I ended up with some interesting entries like this one. My current sorting method considers these two separate entries because the price is different. In reality, it’s the same 205 units from two different time periods. The seller just dropped the price at some point. If I were to consider the entire collection as a whole data set what should be done with this? Which is more accurate, the higher listing or the lower listing? Both represent a legitimate attempt to sell goods. In reality, I don’t plan to treat all days combined as a single data set.
I’m going to run the stats on a per-day basis. Daily average unit price, total quantity, concentration, and elasticity for each good/server combination. That should allow me to see how these things are generally behaving over time and support good v. good and server v. server comparisons between data sets.
Elasticity is the odd man out though. Since it will be obtained using regression in the first place, I have to consider the value of retaining insignificant results in the data set. I could be off base here, but I believe that insignificant in the statistical sense simply indicates that there isn’t a clear relationship between Q and P. Might be worthwhile to compare the result of significant only v. all values just to see what there is to see.
Anyway, I’m off track. Having the same set of goods listed multiple times so that 205 units show up in the result as 410 units was not the only instance of something like this occurring.
I picked this example out as well, for that reason. I actually went and looked over the day-by-day data to see what was going on.

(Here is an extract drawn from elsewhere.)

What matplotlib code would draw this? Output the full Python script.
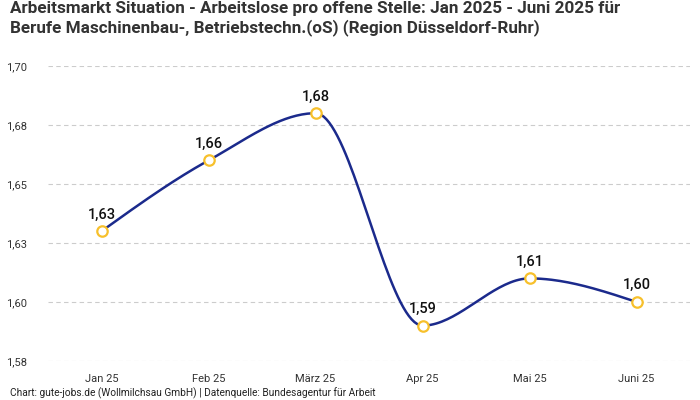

A seller (not the same one as the other picture) initially posted 3 listings of 8 units each, a total of 24 units, at 210 gil. The very next day, they appear to have reduced the unit price to 147 gil. However, the goods sat there at that price for a couple of days before someone bought only a single 8 unit lot, which generated that 16 unit entry. It sat there for another day or two then someone bought another 8 unit lot, giving us the last entry, which also eventually sold.
So now I have 24 units that would become 72, 24 at 210 and 48 at 147.
I’m going to abandon that specific avenue of consolidation for now. I think if I date-stamped the records I could probably pull out the initial listing quantity and the final unit price, which would accurately read 24 units at 147 gil.
I would rather invest my time in the “original” plan first then follow up with this if I feel it needs doing.
Y’all take care, and remember to go check all your listing prices. You never know when your change might be the one that generates a blog post.